Appellate Division of the Supreme Court of New York, First Department
Aug 11, 1994
207 A.D.2d 274 (N.Y. App. Div. 1994)

Opinion

August 11, 1994

Appeal from the Supreme Court, New York County (Carmen Beauchamp Ciparick, J.).


Defendant LFO Construction Corp. ("LFO"), an affiliate of the Lefrak Organization, was the general contractor for the Battery Park City project. On August 3, 1981, LFO entered into a subcontract with Westover Technology, Inc. ("Westover") to furnish and install equipment for a computerized submetering, fire alarm, and mechanical alarm system at the project.

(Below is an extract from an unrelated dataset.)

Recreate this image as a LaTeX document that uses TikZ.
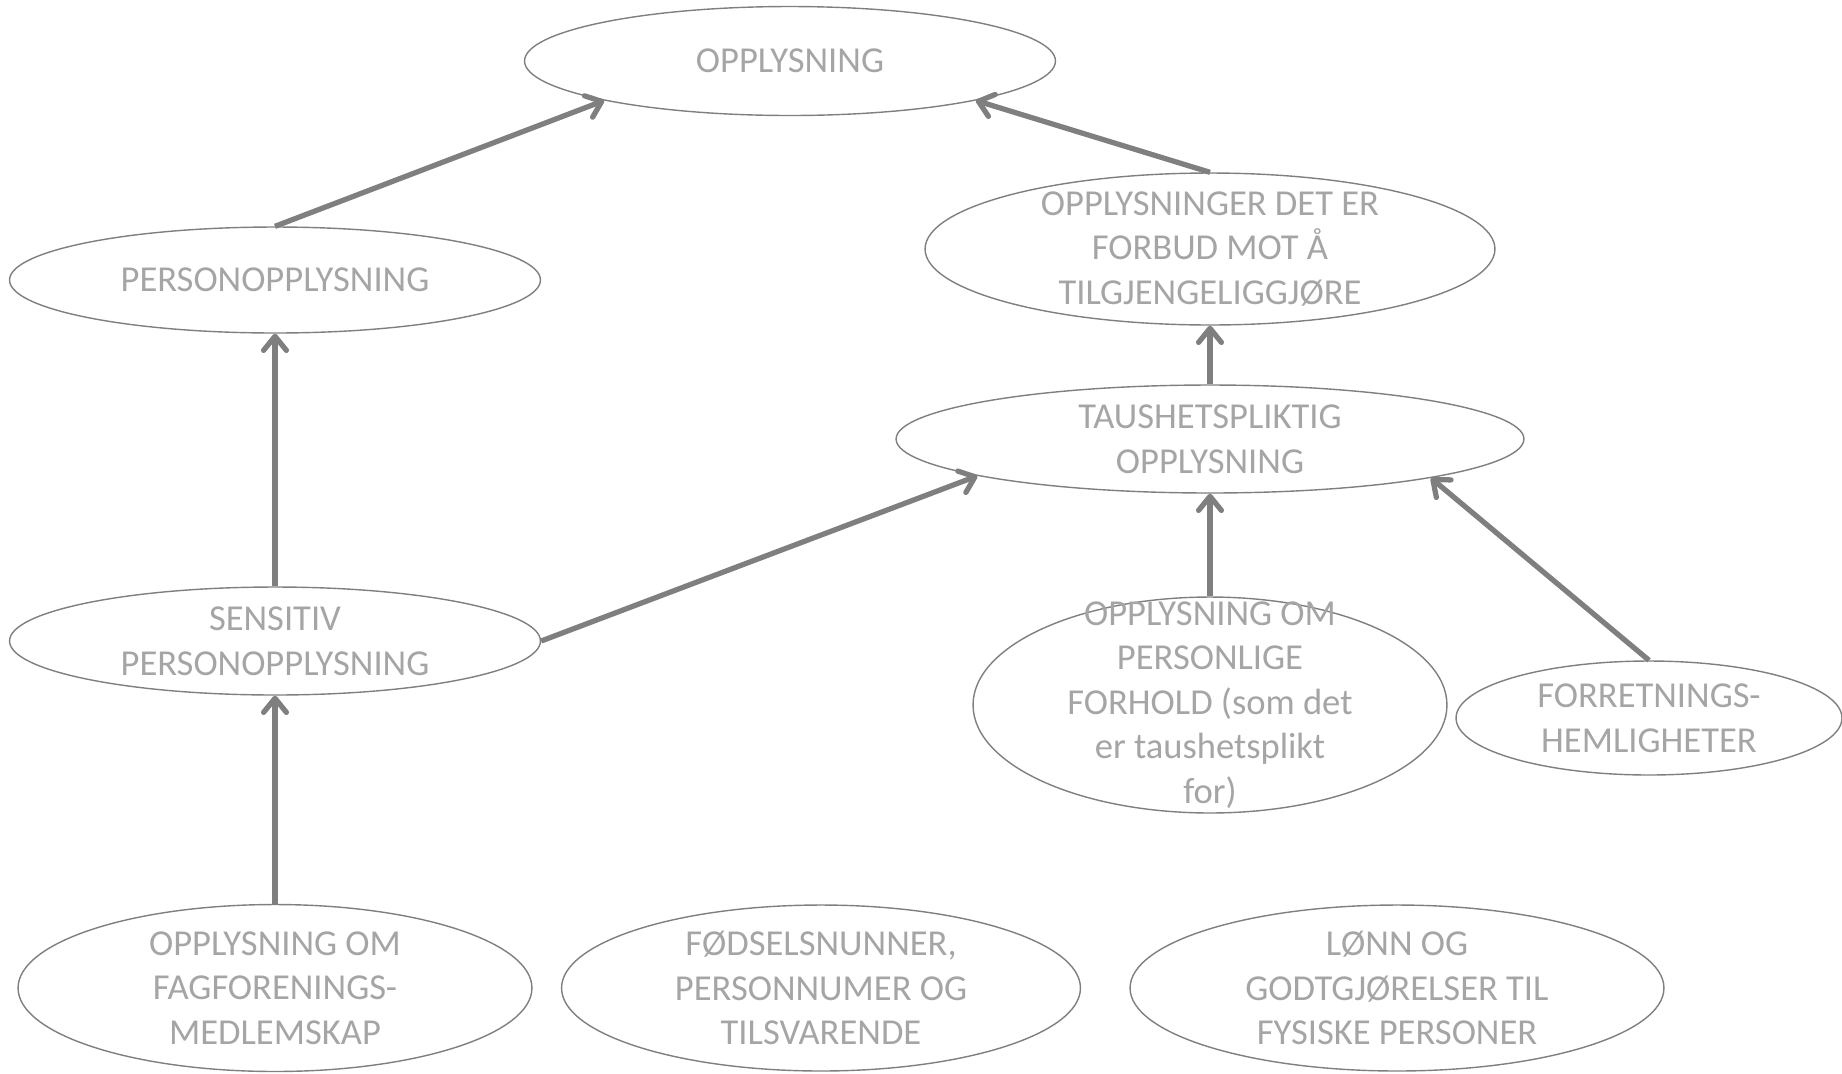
\documentclass[tikz,border=0pt]{standalone}
\usepackage{fontspec}
\setmainfont{Carlito}
\usepackage{tikz}
\usetikzlibrary{shapes.geometric}
\usetikzlibrary{arrows.meta}

\definecolor{rimgray}{HTML}{7F7F7F}
\definecolor{textgray}{HTML}{A5A5A5}

\begin{document}
\begin{tikzpicture}[x=0.02cm, y=-0.02cm,
	blob/.style={ellipse, draw=rimgray, line width=0.8pt, inner sep=0pt},
	txt/.style={text=textgray, align=center, font=\fontsize{20.8}{25.4}\selectfont},
	link/.style={draw=rimgray, line width=3pt, -{Straight Barb[round, length=8pt, width=13pt]}}]
	\useasboundingbox (0, 0) rectangle (1842, 1073);

	\node[blob, minimum width=10.62cm, minimum height=2.18cm] (opp) at (790, 61) {};
	\node[blob, minimum width=10.62cm, minimum height=2.12cm] (pers) at (275, 280) {};
	\node[blob, minimum width=10.62cm, minimum height=2.16cm] (sens) at (275, 641) {};
	\node[blob, minimum width=11.4cm, minimum height=3.04cm] (forbud) at (1210, 249) {};
	\node[blob, minimum width=12.56cm, minimum height=2.16cm] (taus) at (1210, 439) {};
	\node[blob, minimum width=9.48cm, minimum height=4.32cm] (perslig) at (1210, 705) {};
	\node[blob, minimum width=7.72cm, minimum height=2.28cm] (forr) at (1649, 718) {};
	\node[blob, minimum width=10.28cm, minimum height=3.34cm] (fag) at (275, 988) {};
	\node[blob, minimum width=10.38cm, minimum height=3.32cm] (fods) at (821, 988) {};
	\node[blob, minimum width=10.68cm, minimum height=3.32cm] (lonn) at (1397, 988) {};

	% texts
	\node[txt] (opp-t) at (opp) {OPPLYSNING};
	\node[txt] (pers-t) at (pers) {PERSONOPPLYSNING};
	\node[txt] (sens-t) at (sens) {SENSITIV\\PERSONOPPLYSNING};
	\node[txt] (forbud-t) at (forbud) {OPPLYSNINGER DET ER\\FORBUD MOT Å\\TILGJENGELIGGJØRE};
	\node[txt] (taus-t) at (taus) {TAUSHETSPLIKTIG\\OPPLYSNING};
	\node[txt] (perslig-t) at (perslig) {OPPLYSNING OM\\PERSONLIGE\\FORHOLD (som det\\er taushetsplikt\\for)};
	\node[txt] (forr-t) at (forr) {FORRETNINGS-\\HEMLIGHETER};
	\node[txt] (fag-t) at (fag) {OPPLYSNING OM\\FAGFORENINGS-\\MEDLEMSKAP};
	\node[txt] (fods-t) at (fods) {FØDSELSNUNNER,\\PERSONNUMER OG\\TILSVARENDE};
	\node[txt] (lonn-t) at (lonn) {LØNN OG\\GODTGJØRELSER TIL\\FYSISKE PERSONER};

	\draw[link] (pers.north) -- (opp.192);
	\draw[link] (forbud.north) -- (opp.348);
	\draw[link] (taus.north) -- (forbud.south);
	\draw[link] (sens.north) -- (pers.south);
	\draw[link] (sens.east) -- (taus.189.5);
	\draw[link] (perslig.north) -- (taus.south);
	\draw[link] (forr.north) -- (taus.350.3);
	\draw[link] (fag.north) -- (sens.south);

\end{tikzpicture}
\end{document}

In connection with this subcontract, on August 25, 1981, plaintiff issued a performance bond in the penal sum of $1.5 million, and a labor and materials bond naming Westover as principal and LFO as obligee.

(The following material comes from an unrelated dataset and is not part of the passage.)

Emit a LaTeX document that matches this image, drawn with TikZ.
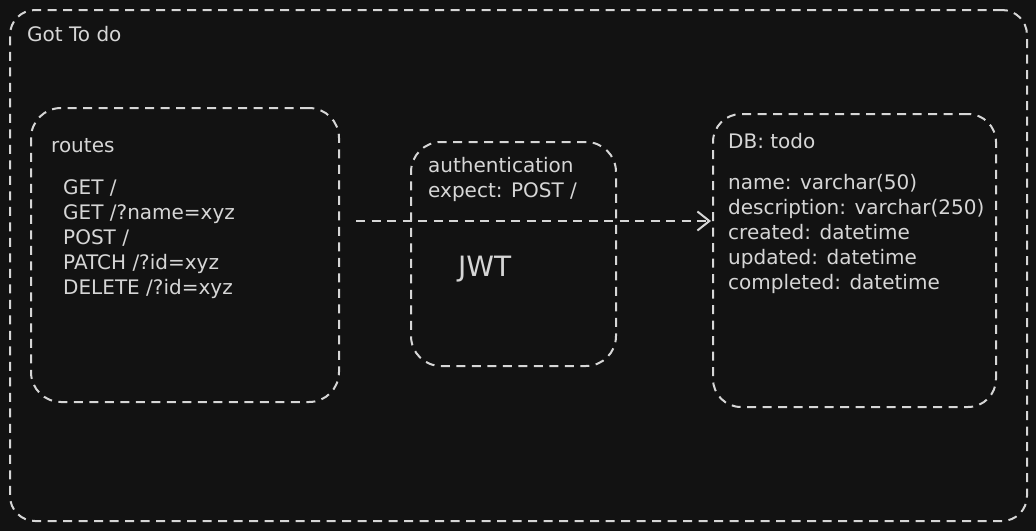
\documentclass[tikz,border=0pt]{standalone}
\usepackage{fontspec}
\setmainfont{DejaVu Sans}
\usetikzlibrary{arrows.meta, positioning}
\definecolor{canvas}{HTML}{121212}
\definecolor{chalk}{HTML}{D6D6D6}

\begin{document}
\begin{tikzpicture}[
    x=1pt, y=-1pt,
    frame/.style={rectangle, draw=chalk, line width=2pt, dash pattern=on 9pt off 6.5pt, rounded corners=30pt, inner sep=0pt},
    label/.style={text=chalk, anchor=base west, inner sep=0pt, align=left, font=\fontsize{20}{25}\selectfont},
    arrow/.style={draw=chalk, line width=2pt, dash pattern=on 9pt off 6.5pt, -{Straight Barb[length=12pt,width=19pt]}}
]

% Canvas
\fill [canvas] (0,0) rectangle (1036,531);
\useasboundingbox (0,0) rectangle (1036,531);

% Frames
\node (app) [frame, rounded corners=25pt, minimum width=1017pt, minimum height=511pt] at (518.5,265.5) {};
\node (routes) [frame, minimum width=308pt, minimum height=294pt] at (185,255) {};
\node (auth) [frame, minimum width=205pt, minimum height=224pt] at (513.5,254) {};
\node (db) [frame, rounded corners=28pt, minimum width=283pt, minimum height=293pt] at (854.5,260.5) {};

% Labels (multi-line ones sit on their last baseline)
\node (apptitle) [label] at (27,41) {Got To do};
\node (routestitle) [label] at (51,152) {routes};
\node (routelist) [label] at (63,294) {GET /\\GET /?name=xyz\\POST /\\PATCH /?id=xyz\\DELETE /?id=xyz};
\node (authtitle) [label] at (428,197) {authentication\\expect: POST /};
\node (jwt) [label, font=\fontsize{28}{30}\selectfont] at (458,276) {JWT};
\node (dbtitle) [label] at (728,148) {DB: todo};
\node (dbfields) [label] at (728,289) {name: varchar(50)\\description: varchar(250)\\created: datetime\\updated: datetime\\completed: datetime};

% Edges
\coordinate (tap) at ([yshift=34pt]routes.east);
\draw [arrow, shorten <=16pt, shorten >=1pt] (tap) -- (tap -| db.west);

\end{tikzpicture}
\end{document}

On August 18, 1982, Westover and LFO entered into "Change Order No. 1" whereby Westover undertook to install the electrical wiring on the project for $2,917,000.

In the first cause of action, seeking all contract balances and retainages held by or due to LFO, it is alleged that after Westover advised plaintiff that it was financially unable to meet payments for labor and materials as they came due, plaintiff made payments of $913,855.29 on the labor and materials bond to complete the subcontract, and as a result was equitably subrogated to all contract balances and amounts held by LFO or due to LFO from the owner of the property.

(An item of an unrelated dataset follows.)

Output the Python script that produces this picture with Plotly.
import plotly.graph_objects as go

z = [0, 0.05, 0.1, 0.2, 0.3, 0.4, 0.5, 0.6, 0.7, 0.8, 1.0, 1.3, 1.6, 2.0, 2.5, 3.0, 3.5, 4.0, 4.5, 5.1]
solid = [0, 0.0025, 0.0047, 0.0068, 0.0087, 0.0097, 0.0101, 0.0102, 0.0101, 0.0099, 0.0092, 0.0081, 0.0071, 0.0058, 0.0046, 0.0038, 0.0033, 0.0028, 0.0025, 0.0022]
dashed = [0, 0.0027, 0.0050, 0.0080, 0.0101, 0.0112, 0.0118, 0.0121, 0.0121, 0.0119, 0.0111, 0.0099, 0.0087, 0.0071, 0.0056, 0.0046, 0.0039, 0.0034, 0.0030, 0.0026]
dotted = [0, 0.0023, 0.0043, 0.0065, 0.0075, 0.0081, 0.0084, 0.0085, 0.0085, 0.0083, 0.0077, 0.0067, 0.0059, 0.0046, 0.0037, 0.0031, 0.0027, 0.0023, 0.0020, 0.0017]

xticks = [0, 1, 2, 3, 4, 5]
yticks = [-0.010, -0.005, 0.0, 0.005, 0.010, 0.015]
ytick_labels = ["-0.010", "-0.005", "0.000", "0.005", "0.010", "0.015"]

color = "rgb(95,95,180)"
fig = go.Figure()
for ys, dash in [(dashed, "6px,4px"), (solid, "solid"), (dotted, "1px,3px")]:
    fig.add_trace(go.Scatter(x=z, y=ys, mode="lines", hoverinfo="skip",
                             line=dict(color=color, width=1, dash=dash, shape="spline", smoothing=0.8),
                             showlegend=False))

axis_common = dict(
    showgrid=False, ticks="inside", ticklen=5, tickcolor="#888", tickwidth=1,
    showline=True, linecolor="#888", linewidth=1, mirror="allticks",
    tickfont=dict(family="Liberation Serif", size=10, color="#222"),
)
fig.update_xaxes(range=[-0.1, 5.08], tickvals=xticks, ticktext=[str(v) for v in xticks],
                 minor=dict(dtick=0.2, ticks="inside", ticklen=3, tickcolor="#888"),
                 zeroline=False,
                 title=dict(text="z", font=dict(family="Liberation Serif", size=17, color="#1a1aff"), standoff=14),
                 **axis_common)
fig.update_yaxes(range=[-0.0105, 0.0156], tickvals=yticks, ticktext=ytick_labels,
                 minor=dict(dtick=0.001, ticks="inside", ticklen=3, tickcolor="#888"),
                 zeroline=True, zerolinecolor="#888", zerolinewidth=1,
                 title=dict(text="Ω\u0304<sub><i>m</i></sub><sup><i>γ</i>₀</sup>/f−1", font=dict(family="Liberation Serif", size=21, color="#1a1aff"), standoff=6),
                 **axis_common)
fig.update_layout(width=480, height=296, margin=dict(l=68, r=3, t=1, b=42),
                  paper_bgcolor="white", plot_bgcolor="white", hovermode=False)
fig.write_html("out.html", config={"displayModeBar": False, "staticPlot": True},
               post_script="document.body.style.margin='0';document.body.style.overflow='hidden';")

In the second cause of action, plaintiff seeks a declaration that "Change Order No. 1" was not in fact a change order to the 1981 subcontract, to which the bond obligations applied, but was a separate agreement. Plaintiff alleges that, while Westover recognized that the purported change order was excluded from plaintiff's bond obligations, LFO took the position that the change order was part of the 1981 subcontract and therefore intended to hold plaintiff liable on the performance bond if Westover failed to perform on the work encompassed by the "change order".

The third cause of action seeks a declaration that, if "Change Order No. 1" is deemed to have become part of the 1981 subcontract, then plaintiff is discharged from its bond obligations to LFO by virtue of the alterations made to the subcontract by LFO and Westover.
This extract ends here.